- IATA: KSM; ICAO: PASM; FAA LID: KSM;

Summary
- Airport type: Public
- Operator: Alaska DOT&PF
- Location: St. Mary's, Alaska
- Elevation AMSL: 314 ft / 96 m
- Coordinates: 62°03′39″N 163°18′07″W﻿ / ﻿62.06083°N 163.30194°W

Map
- KSM

Runways
| Direction | Length |  | Surface |
| ft | m |
| 17/35 | 6,008 | 1,831 | Gravel |
| 6/24 | 1,520 | 463 | Gravel |
- Source: Federal Aviation Administration

= St. Mary's Airport (Alaska) =

St. Mary's Airport is a public airport located four miles (6 km) west of the central business district of St. Mary's, in the Kusilvak Census Area of the U.S. state of Alaska. This airport is publicly owned by the State of Alaska Department of Transportation and Public Facilities (DOT&PF) Northern Region.

==Facilities==
St. Mary's Airport covers an area of 3,600 acre and contains two gravel surfaced runways: 17/35 measuring 6,008 x 150 feet (1,831 x 46 m) and 6/24 measuring 1,520 x 60 feet (463 x 18 m).

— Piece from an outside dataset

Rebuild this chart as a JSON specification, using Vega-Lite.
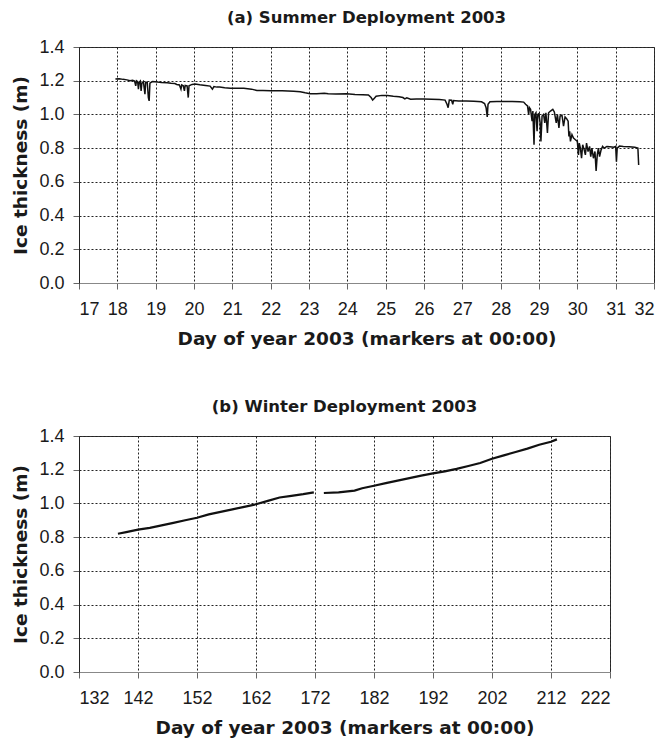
{
  "$schema": "https://vega.github.io/schema/vega-lite/v6.json",
  "background": "white",
  "padding": {"left": 11, "top": 9, "right": 0, "bottom": 2},
  "spacing": 50,
  "config": {
    "view": {"stroke": "#333", "strokeWidth": 1},
    "axis": {
      "labelFont": "Liberation Sans", "labelFontSize": 18, "labelColor": "#1a1a1a",
      "titleFont": "DejaVu Sans", "titleFontSize": 18.5, "titleFontWeight": "bold", "titleColor": "#1a1a1a",
      "domainColor": "#222", "tickColor": "#666", "tickSize": 6,
      "gridColor": "#222", "gridDash": [2, 2], "gridOpacity": 1, "gridWidth": 1
    },
    "axisX": {"labelPadding": 11, "titlePadding": 11, "domainColor": "#888"},
    "axisY": {"labelPadding": 9, "titlePadding": 8},
    "title": {"font": "DejaVu Sans", "fontSize": 16.5, "fontWeight": "bold", "color": "#1a1a1a", "offset": 12}
  },
  "datasets": {
    "summer": [
      {"day": 17.95, "thickness": 1.210}, {"day": 18.05, "thickness": 1.212}, {"day": 18.15, "thickness": 1.208},
      {"day": 18.25, "thickness": 1.205}, {"day": 18.33, "thickness": 1.200}, {"day": 18.40, "thickness": 1.203},
      {"day": 18.45, "thickness": 1.198}, {"day": 18.48, "thickness": 1.170}, {"day": 18.50, "thickness": 1.200},
      {"day": 18.53, "thickness": 1.195}, {"day": 18.55, "thickness": 1.150}, {"day": 18.57, "thickness": 1.190},
      {"day": 18.60, "thickness": 1.198}, {"day": 18.62, "thickness": 1.140}, {"day": 18.64, "thickness": 1.185},
      {"day": 18.68, "thickness": 1.195}, {"day": 18.72, "thickness": 1.120}, {"day": 18.74, "thickness": 1.190},
      {"day": 18.78, "thickness": 1.192}, {"day": 18.81, "thickness": 1.100}, {"day": 18.83, "thickness": 1.080},
      {"day": 18.85, "thickness": 1.185}, {"day": 18.88, "thickness": 1.190}, {"day": 18.92, "thickness": 1.195},
      {"day": 18.98, "thickness": 1.194}, {"day": 19.05, "thickness": 1.192}, {"day": 19.15, "thickness": 1.190},
      {"day": 19.30, "thickness": 1.188}, {"day": 19.40, "thickness": 1.185}, {"day": 19.50, "thickness": 1.183},
      {"day": 19.55, "thickness": 1.178}, {"day": 19.62, "thickness": 1.175}, {"day": 19.66, "thickness": 1.150},
      {"day": 19.68, "thickness": 1.175}, {"day": 19.72, "thickness": 1.170}, {"day": 19.75, "thickness": 1.140},
      {"day": 19.77, "thickness": 1.172}, {"day": 19.82, "thickness": 1.170}, {"day": 19.85, "thickness": 1.100},
      {"day": 19.87, "thickness": 1.170}, {"day": 19.95, "thickness": 1.178}, {"day": 20.03, "thickness": 1.180},
      {"day": 20.15, "thickness": 1.176}, {"day": 20.30, "thickness": 1.172}, {"day": 20.42, "thickness": 1.168},
      {"day": 20.48, "thickness": 1.150}, {"day": 20.52, "thickness": 1.165}, {"day": 20.60, "thickness": 1.162},
      {"day": 20.67, "thickness": 1.163}, {"day": 20.80, "thickness": 1.158}, {"day": 20.95, "thickness": 1.156},
      {"day": 21.10, "thickness": 1.155}, {"day": 21.30, "thickness": 1.155}, {"day": 21.50, "thickness": 1.150},
      {"day": 21.64, "thickness": 1.142}, {"day": 21.80, "thickness": 1.142}, {"day": 22.00, "thickness": 1.140},
      {"day": 22.30, "thickness": 1.140}, {"day": 22.60, "thickness": 1.137}, {"day": 22.77, "thickness": 1.135},
      {"day": 22.90, "thickness": 1.128}, {"day": 23.03, "thickness": 1.123}, {"day": 23.20, "thickness": 1.122},
      {"day": 23.40, "thickness": 1.126}, {"day": 23.50, "thickness": 1.122}, {"day": 23.70, "thickness": 1.121},
      {"day": 23.98, "thickness": 1.123}, {"day": 24.20, "thickness": 1.118}, {"day": 24.40, "thickness": 1.117},
      {"day": 24.55, "thickness": 1.115}, {"day": 24.62, "thickness": 1.100}, {"day": 24.66, "thickness": 1.085},
      {"day": 24.70, "thickness": 1.095}, {"day": 24.75, "thickness": 1.108}, {"day": 24.90, "thickness": 1.113},
      {"day": 25.05, "thickness": 1.112}, {"day": 25.20, "thickness": 1.108}, {"day": 25.35, "thickness": 1.105},
      {"day": 25.45, "thickness": 1.100}, {"day": 25.50, "thickness": 1.092}, {"day": 25.55, "thickness": 1.098},
      {"day": 25.65, "thickness": 1.090}, {"day": 25.80, "thickness": 1.092}, {"day": 26.00, "thickness": 1.092},
      {"day": 26.20, "thickness": 1.090}, {"day": 26.40, "thickness": 1.088}, {"day": 26.55, "thickness": 1.085},
      {"day": 26.60, "thickness": 1.060}, {"day": 26.63, "thickness": 1.040}, {"day": 26.66, "thickness": 1.085},
      {"day": 26.72, "thickness": 1.084}, {"day": 26.75, "thickness": 1.060}, {"day": 26.77, "thickness": 1.082},
      {"day": 26.90, "thickness": 1.080}, {"day": 27.10, "thickness": 1.079}, {"day": 27.30, "thickness": 1.078},
      {"day": 27.50, "thickness": 1.075}, {"day": 27.58, "thickness": 1.065}, {"day": 27.62, "thickness": 1.040},
      {"day": 27.65, "thickness": 0.985}, {"day": 27.67, "thickness": 1.060}, {"day": 27.72, "thickness": 1.075},
      {"day": 27.90, "thickness": 1.077}, {"day": 28.10, "thickness": 1.076}, {"day": 28.30, "thickness": 1.076},
      {"day": 28.50, "thickness": 1.075}, {"day": 28.60, "thickness": 1.073}, {"day": 28.65, "thickness": 1.060},
      {"day": 28.70, "thickness": 1.050}, {"day": 28.73, "thickness": 1.000}, {"day": 28.75, "thickness": 1.040},
      {"day": 28.78, "thickness": 1.030}, {"day": 28.82, "thickness": 0.960}, {"day": 28.84, "thickness": 1.020},
      {"day": 28.87, "thickness": 0.820}, {"day": 28.89, "thickness": 1.000}, {"day": 28.92, "thickness": 1.010},
      {"day": 28.95, "thickness": 0.900}, {"day": 28.97, "thickness": 1.000}, {"day": 29.00, "thickness": 1.005},
      {"day": 29.03, "thickness": 0.950}, {"day": 29.05, "thickness": 0.840}, {"day": 29.08, "thickness": 0.990},
      {"day": 29.12, "thickness": 1.000}, {"day": 29.15, "thickness": 0.950}, {"day": 29.18, "thickness": 1.010},
      {"day": 29.22, "thickness": 0.890}, {"day": 29.25, "thickness": 1.010}, {"day": 29.30, "thickness": 1.020},
      {"day": 29.36, "thickness": 1.030}, {"day": 29.40, "thickness": 1.015}, {"day": 29.45, "thickness": 0.950},
      {"day": 29.48, "thickness": 1.000}, {"day": 29.52, "thickness": 0.920}, {"day": 29.55, "thickness": 0.990},
      {"day": 29.60, "thickness": 0.995}, {"day": 29.64, "thickness": 0.930}, {"day": 29.68, "thickness": 0.985},
      {"day": 29.72, "thickness": 0.975}, {"day": 29.76, "thickness": 0.960}, {"day": 29.78, "thickness": 0.870},
      {"day": 29.80, "thickness": 0.900}, {"day": 29.82, "thickness": 0.840}, {"day": 29.86, "thickness": 0.880},
      {"day": 29.90, "thickness": 0.860}, {"day": 29.95, "thickness": 0.850}, {"day": 30.00, "thickness": 0.840},
      {"day": 30.03, "thickness": 0.760}, {"day": 30.05, "thickness": 0.830}, {"day": 30.08, "thickness": 0.800},
      {"day": 30.11, "thickness": 0.740}, {"day": 30.14, "thickness": 0.820}, {"day": 30.18, "thickness": 0.790},
      {"day": 30.21, "thickness": 0.760}, {"day": 30.24, "thickness": 0.830}, {"day": 30.28, "thickness": 0.780},
      {"day": 30.32, "thickness": 0.810}, {"day": 30.35, "thickness": 0.750}, {"day": 30.38, "thickness": 0.800},
      {"day": 30.42, "thickness": 0.740}, {"day": 30.46, "thickness": 0.780}, {"day": 30.49, "thickness": 0.665},
      {"day": 30.52, "thickness": 0.760}, {"day": 30.55, "thickness": 0.800}, {"day": 30.58, "thickness": 0.750},
      {"day": 30.62, "thickness": 0.790}, {"day": 30.66, "thickness": 0.810}, {"day": 30.70, "thickness": 0.800},
      {"day": 30.77, "thickness": 0.810}, {"day": 30.85, "thickness": 0.808}, {"day": 30.95, "thickness": 0.805},
      {"day": 31.00, "thickness": 0.810}, {"day": 31.02, "thickness": 0.720}, {"day": 31.04, "thickness": 0.800},
      {"day": 31.10, "thickness": 0.812}, {"day": 31.20, "thickness": 0.810}, {"day": 31.35, "thickness": 0.808},
      {"day": 31.50, "thickness": 0.805}, {"day": 31.58, "thickness": 0.800}, {"day": 31.60, "thickness": 0.700}
    ],
    "winter": [
      {"day": 138.6, "thickness": 0.820, "seg": 1}, {"day": 140, "thickness": 0.830, "seg": 1},
      {"day": 142, "thickness": 0.845, "seg": 1}, {"day": 144, "thickness": 0.855, "seg": 1},
      {"day": 146, "thickness": 0.870, "seg": 1}, {"day": 148, "thickness": 0.885, "seg": 1},
      {"day": 150, "thickness": 0.900, "seg": 1}, {"day": 152, "thickness": 0.915, "seg": 1},
      {"day": 154, "thickness": 0.935, "seg": 1}, {"day": 156, "thickness": 0.950, "seg": 1},
      {"day": 158, "thickness": 0.965, "seg": 1}, {"day": 160, "thickness": 0.980, "seg": 1},
      {"day": 162, "thickness": 0.995, "seg": 1}, {"day": 164, "thickness": 1.015, "seg": 1},
      {"day": 166, "thickness": 1.035, "seg": 1}, {"day": 168, "thickness": 1.045, "seg": 1},
      {"day": 170, "thickness": 1.055, "seg": 1}, {"day": 171.8, "thickness": 1.066, "seg": 1},
      {"day": 173.5, "thickness": 1.062, "seg": 2}, {"day": 176, "thickness": 1.066, "seg": 2},
      {"day": 178.7, "thickness": 1.076, "seg": 2}, {"day": 180, "thickness": 1.090, "seg": 2},
      {"day": 182, "thickness": 1.105, "seg": 2}, {"day": 184, "thickness": 1.120, "seg": 2},
      {"day": 186, "thickness": 1.135, "seg": 2}, {"day": 188, "thickness": 1.150, "seg": 2},
      {"day": 190, "thickness": 1.165, "seg": 2}, {"day": 192, "thickness": 1.178, "seg": 2},
      {"day": 194, "thickness": 1.190, "seg": 2}, {"day": 196, "thickness": 1.205, "seg": 2},
      {"day": 198, "thickness": 1.222, "seg": 2}, {"day": 200, "thickness": 1.240, "seg": 2},
      {"day": 202, "thickness": 1.265, "seg": 2}, {"day": 204, "thickness": 1.285, "seg": 2},
      {"day": 206, "thickness": 1.305, "seg": 2}, {"day": 208, "thickness": 1.325, "seg": 2},
      {"day": 210, "thickness": 1.348, "seg": 2}, {"day": 212, "thickness": 1.366, "seg": 2},
      {"day": 213, "thickness": 1.380, "seg": 2}
    ]
  },
  "vconcat": [
    {
      "title": "(a) Summer Deployment 2003",
      "width": 575,
      "height": 236,
      "data": {"name": "summer"},
      "mark": {"type": "line", "color": "#111", "strokeWidth": 1.5},
      "encoding": {
        "x": {
          "field": "day", "type": "quantitative",
          "scale": {"domain": [17, 32], "nice": false, "zero": false},
          "axis": {"values": [17, 18, 19, 20, 21, 22, 23, 24, 25, 26, 27, 28, 29, 30, 31, 32], "format": "d", "title": "Day of year 2003 (markers at 00:00)"}
        },
        "y": {
          "field": "thickness", "type": "quantitative",
          "scale": {"domain": [0, 1.4], "nice": false},
          "axis": {"values": [0, 0.2, 0.4, 0.6, 0.8, 1.0, 1.2, 1.4], "format": ".1f", "title": "Ice thickness (m)"}
        }
      }
    },
    {
      "title": "(b) Winter Deployment 2003",
      "width": 531,
      "height": 236,
      "data": {"name": "winter"},
      "mark": {"type": "line", "color": "#111", "strokeWidth": 2.2},
      "encoding": {
        "x": {
          "field": "day", "type": "quantitative",
          "scale": {"domain": [132, 222], "nice": false, "zero": false},
          "axis": {"values": [132, 142, 152, 162, 172, 182, 192, 202, 212, 222], "format": "d", "title": "Day of year 2003 (markers at 00:00)"}
        },
        "y": {
          "field": "thickness", "type": "quantitative",
          "scale": {"domain": [0, 1.4], "nice": false},
          "axis": {"values": [0, 0.2, 0.4, 0.6, 0.8, 1.0, 1.2, 1.4], "format": ".1f", "title": "Ice thickness (m)"}
        },
        "detail": {"field": "seg", "type": "nominal"}
      }
    }
  ]
}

== Airlines and destinations ==

| Airlines | Destinations |
|---|---|
| Aleutian Airways | Anchorage |
| Grant Aviation | Bethel, Mountain Village |
| Ryan Air | Bethel, Marshall, Mountain Village, Pilot Station |

===Top destinations===

Busiest domestic routes out of KSM (April 2024 – March 2025)
| Rank | City | Passengers | Carriers |
|---|---|---|---|
| 1 | Bethel, AK | 1,640 | Grant, Ryan |
| 2 | Anchorage, AK | 1,320 | Ravn Alaska |
| 3 | Pilot Station, AK | 90 | Ryan |
| 4 | Mountain Village, AK | 90 | Ryan |

==Accidents==
- On November 29, 2013, a Cessna 208 Caravan operated by Era Alaska crashed 1 mile SE of the airport because of nighttime weather conditions, pilot error, and loss of situational awareness. The pilot and 3 passengers were killed out of 10 on board.